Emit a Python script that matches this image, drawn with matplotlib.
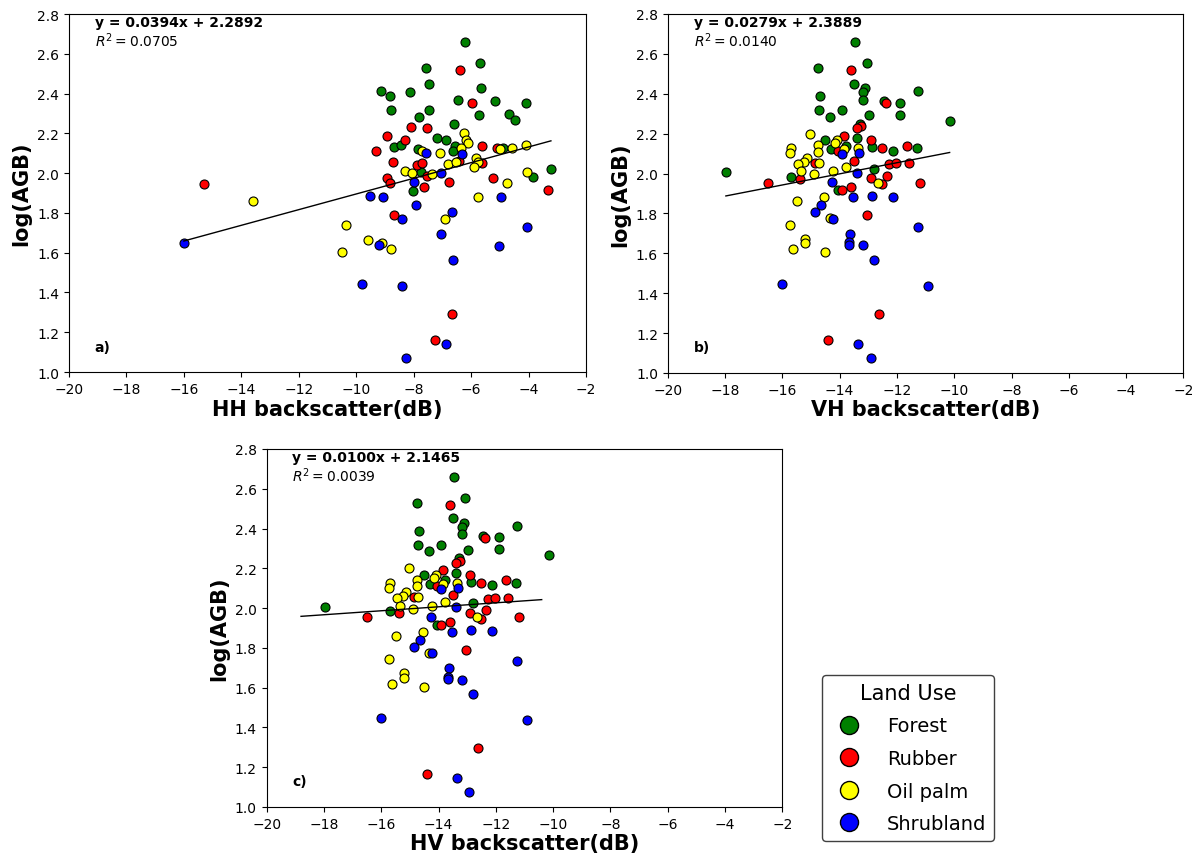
import matplotlib.pyplot as plt
from matplotlib.lines import Line2D

land_use = ['Forest', 'Rubber', 'Oil palm', 'Shrubland']
colors = ['green', 'red', 'yellow', 'blue']

# HH backscatter (dB) and log(AGB) per land use
hh_forest_x = [-6.21, -5.68, -7.57, -7.48, -9.15, -8.82, -8.14, -5.67, -6.46, -5.18,
               -4.07, -8.77, -7.48, -7.82, -5.72, -4.69, -4.46, -6.61, -7.20, -6.86,
               -8.69, -8.44, -7.85, -6.55, -6.64, -4.89, -7.74, -8.03, -3.84, -3.22]
hh_forest_y = [2.658, 2.552, 2.527, 2.450, 2.413, 2.388, 2.406, 2.426, 2.369, 2.363,
               2.354, 2.317, 2.319, 2.282, 2.291, 2.296, 2.266, 2.248, 2.175, 2.167,
               2.131, 2.143, 2.121, 2.136, 2.113, 2.128, 2.006, 1.912, 1.980, 2.022]
hh_rubber_x = [-6.38, -5.97, -8.08, -7.52, -8.91, -8.29, -9.31, -5.61, -5.10, -8.72,
               -7.89, -7.71, -6.42, -5.61, -7.52, -8.93, -8.82, -6.76, -7.63, -5.25,
               -3.32, -8.69, -6.66, -7.25, -15.29]
hh_rubber_y = [2.517, 2.353, 2.233, 2.228, 2.188, 2.167, 2.110, 2.138, 2.128, 2.054,
               2.042, 2.051, 2.062, 2.051, 1.984, 1.974, 1.950, 1.954, 1.930, 1.974,
               1.914, 1.788, 1.293, 1.161, 1.944]
hh_palm_x = [-6.23, -6.19, -6.12, -7.70, -7.07, -6.35, -4.98, -4.58, -4.07, -6.82,
             -6.52, -5.83, -5.76, -5.91, -8.29, -8.06, -7.35, -4.74, -4.05, -5.75,
             -6.91, -10.36, -10.50, -9.59, -9.10, -8.77, -13.60]
hh_palm_y = [2.200, 2.167, 2.151, 2.110, 2.101, 2.126, 2.121, 2.126, 2.140, 2.047,
             2.054, 2.077, 2.057, 2.031, 2.011, 1.999, 1.996, 1.952, 2.007, 1.880,
             1.771, 1.741, 1.602, 1.665, 1.649, 1.617, 1.858]
hh_shrub_x = [-7.56, -6.31, -7.03, -7.98, -9.52, -9.05, -4.95, -7.90, -8.40, -6.66,
              -7.05, -6.62, -4.04, -5.02, -9.21, -9.79, -8.41, -6.86, -8.27, -16.00]
hh_shrub_y = [2.101, 2.095, 1.999, 1.954, 1.886, 1.880, 1.882, 1.840, 1.769, 1.803,
              1.694, 1.565, 1.729, 1.635, 1.639, 1.443, 1.434, 1.141, 1.069, 1.647]

# VH backscatter (dB) and log(AGB) per land use
vh_forest_x = [-17.97, -13.47, -13.06, -14.75, -13.51, -13.12, -13.17, -13.18, -14.67, -11.26,
               -12.44, -11.89, -11.89, -14.73, -13.90, -14.34, -12.96, -13.29, -14.51, -13.77,
               -13.39, -14.31, -12.86, -12.15, -11.31, -15.68, -12.80, -14.04, -10.16]
vh_forest_y = [2.006, 2.658, 2.553, 2.528, 2.451, 2.427, 2.407, 2.370, 2.389, 2.412,
               2.364, 2.355, 2.295, 2.319, 2.319, 2.285, 2.292, 2.250, 2.166, 2.140,
               2.177, 2.123, 2.133, 2.115, 2.128, 1.983, 2.024, 1.917, 2.265]
vh_rubber_x = [-13.60, -12.38, -13.24, -13.38, -13.84, -12.89, -14.07, -12.51, -11.64, -14.86,
               -13.50, -12.28, -12.02, -11.58, -15.38, -12.89, -12.35, -16.51, -12.52, -11.19,
               -13.60, -13.90, -13.03, -12.61, -14.42]
vh_rubber_y = [2.518, 2.354, 2.237, 2.228, 2.190, 2.168, 2.113, 2.128, 2.140, 2.054,
               2.064, 2.048, 2.053, 2.053, 1.973, 1.976, 1.988, 1.953, 1.946, 1.954,
               1.932, 1.916, 1.790, 1.297, 1.165]
vh_palm_x = [-15.04, -14.10, -14.17, -14.75, -15.68, -15.74, -14.75, -13.86, -13.36, -15.15,
             -15.25, -15.46, -14.72, -13.77, -15.36, -14.89, -14.22, -12.66, -15.49, -14.53,
             -14.35, -15.73, -15.22, -15.22, -15.63, -14.52]
vh_palm_y = [2.200, 2.166, 2.153, 2.141, 2.126, 2.103, 2.110, 2.121, 2.128, 2.080,
             2.060, 2.049, 2.054, 2.033, 2.011, 1.996, 2.011, 1.954, 1.861, 1.881,
             1.775, 1.744, 1.672, 1.650, 1.620, 1.605]
vh_shrub_x = [-13.92, -13.31, -13.38, -14.25, -14.64, -13.53, -12.88, -12.14, -14.87, -14.22,
              -11.26, -13.64, -13.67, -13.66, -13.17, -12.80, -16.00, -10.92, -13.36, -12.92]
vh_shrub_y = [2.096, 2.101, 2.003, 1.956, 1.842, 1.881, 1.889, 1.884, 1.805, 1.772,
              1.733, 1.697, 1.655, 1.641, 1.640, 1.568, 1.446, 1.438, 1.145, 1.073]

# the HV panel shows the same points as VH
hv_forest_x, hv_forest_y = vh_forest_x, vh_forest_y
hv_rubber_x, hv_rubber_y = vh_rubber_x, vh_rubber_y
hv_palm_x, hv_palm_y = vh_palm_x, vh_palm_y
hv_shrub_x, hv_shrub_y = vh_shrub_x, vh_shrub_y
hv_range = [-18.8, -10.4]

slopes = [0.0394, 0.0279, 0.0100]
intercepts = [2.2892, 2.3889, 2.1465]
r2 = [0.0705, 0.0140, 0.0039]
xlabels = ['HH backscatter(dB)', 'VH backscatter(dB)', 'HV backscatter(dB)']
tags = ['a)', 'b)', 'c)']

panels = [
    [(hh_forest_x, hh_forest_y), (hh_rubber_x, hh_rubber_y),
     (hh_palm_x, hh_palm_y), (hh_shrub_x, hh_shrub_y)],
    [(vh_forest_x, vh_forest_y), (vh_rubber_x, vh_rubber_y),
     (vh_palm_x, vh_palm_y), (vh_shrub_x, vh_shrub_y)],
    [(hv_forest_x, hv_forest_y), (hv_rubber_x, hv_rubber_y),
     (hv_palm_x, hv_palm_y), (hv_shrub_x, hv_shrub_y)],
]

fig = plt.figure(figsize=(11.99, 8.54), dpi=100)
boxes = [[0.0575, 0.5632, 0.4312, 0.4192],
         [0.5569, 0.5621, 0.4301, 0.4204],
         [0.2224, 0.0539, 0.4301, 0.4192]]

for i, groups in enumerate(panels):
    ax = fig.add_axes(boxes[i])
    for (xs, ys), c in zip(groups, colors):
        ax.scatter(xs, ys, s=42, c=c, edgecolors='black', linewidths=0.8, zorder=2)

    # fitted line over the data range
    if i < 2:
        all_x = [v for xs, _ in groups for v in xs]
        x0, x1 = min(all_x), max(all_x)
    else:
        x0, x1 = hv_range
    ax.plot([x0, x1], [slopes[i] * x0 + intercepts[i], slopes[i] * x1 + intercepts[i]],
            color='black', lw=1, zorder=3)

    ax.text(0.05, 0.997, f'y = {slopes[i]:.4f}x + {intercepts[i]:.4f}',
            transform=ax.transAxes, fontsize=10, fontweight='bold', va='top')
    ax.text(0.05, 0.955, f'$R^2 = {r2[i]:.4f}$', transform=ax.transAxes,
            fontsize=10, va='top')
    ax.text(0.05, 0.06, tags[i], transform=ax.transAxes, fontsize=10,
            fontweight='bold')

    ax.set_xlim(-20, -2)
    ax.set_ylim(1.0, 2.8)
    ax.set_xticks(range(-20, -1, 2))
    ax.set_xlabel(xlabels[i], fontsize=15, fontweight='bold', labelpad=2)
    ax.set_ylabel('log(AGB)', fontsize=15, fontweight='bold')

handles = [Line2D([], [], marker='o', ls='', markersize=13, markerfacecolor=c,
                  markeredgecolor='black', label=l) for c, l in zip(colors, land_use)]
leg = fig.legend(handles=handles, title='Land Use', loc='upper left',
                 bbox_to_anchor=(822 / 1199, 1 - 676 / 854), borderaxespad=0,
                 fontsize=14, title_fontsize=15, edgecolor='0.25', framealpha=1,
                 handletextpad=0.95, labelspacing=0.7)
leg.get_frame().set_linewidth(1)

fig.savefig('out.png', dpi=100)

----------

▶ PROBLEM:
Write out again exactly the lines from the start of the data above through the line containing "colors = ['green', 'red', 'yellow', 'blue']", inclusive, excluding any pictures.

▶ RESULT:
Emit a Python script that matches this image, drawn with matplotlib.
import matplotlib.pyplot as plt
from matplotlib.lines import Line2D

land_use = ['Forest', 'Rubber', 'Oil palm', 'Shrubland']
colors = ['green', 'red', 'yellow', 'blue']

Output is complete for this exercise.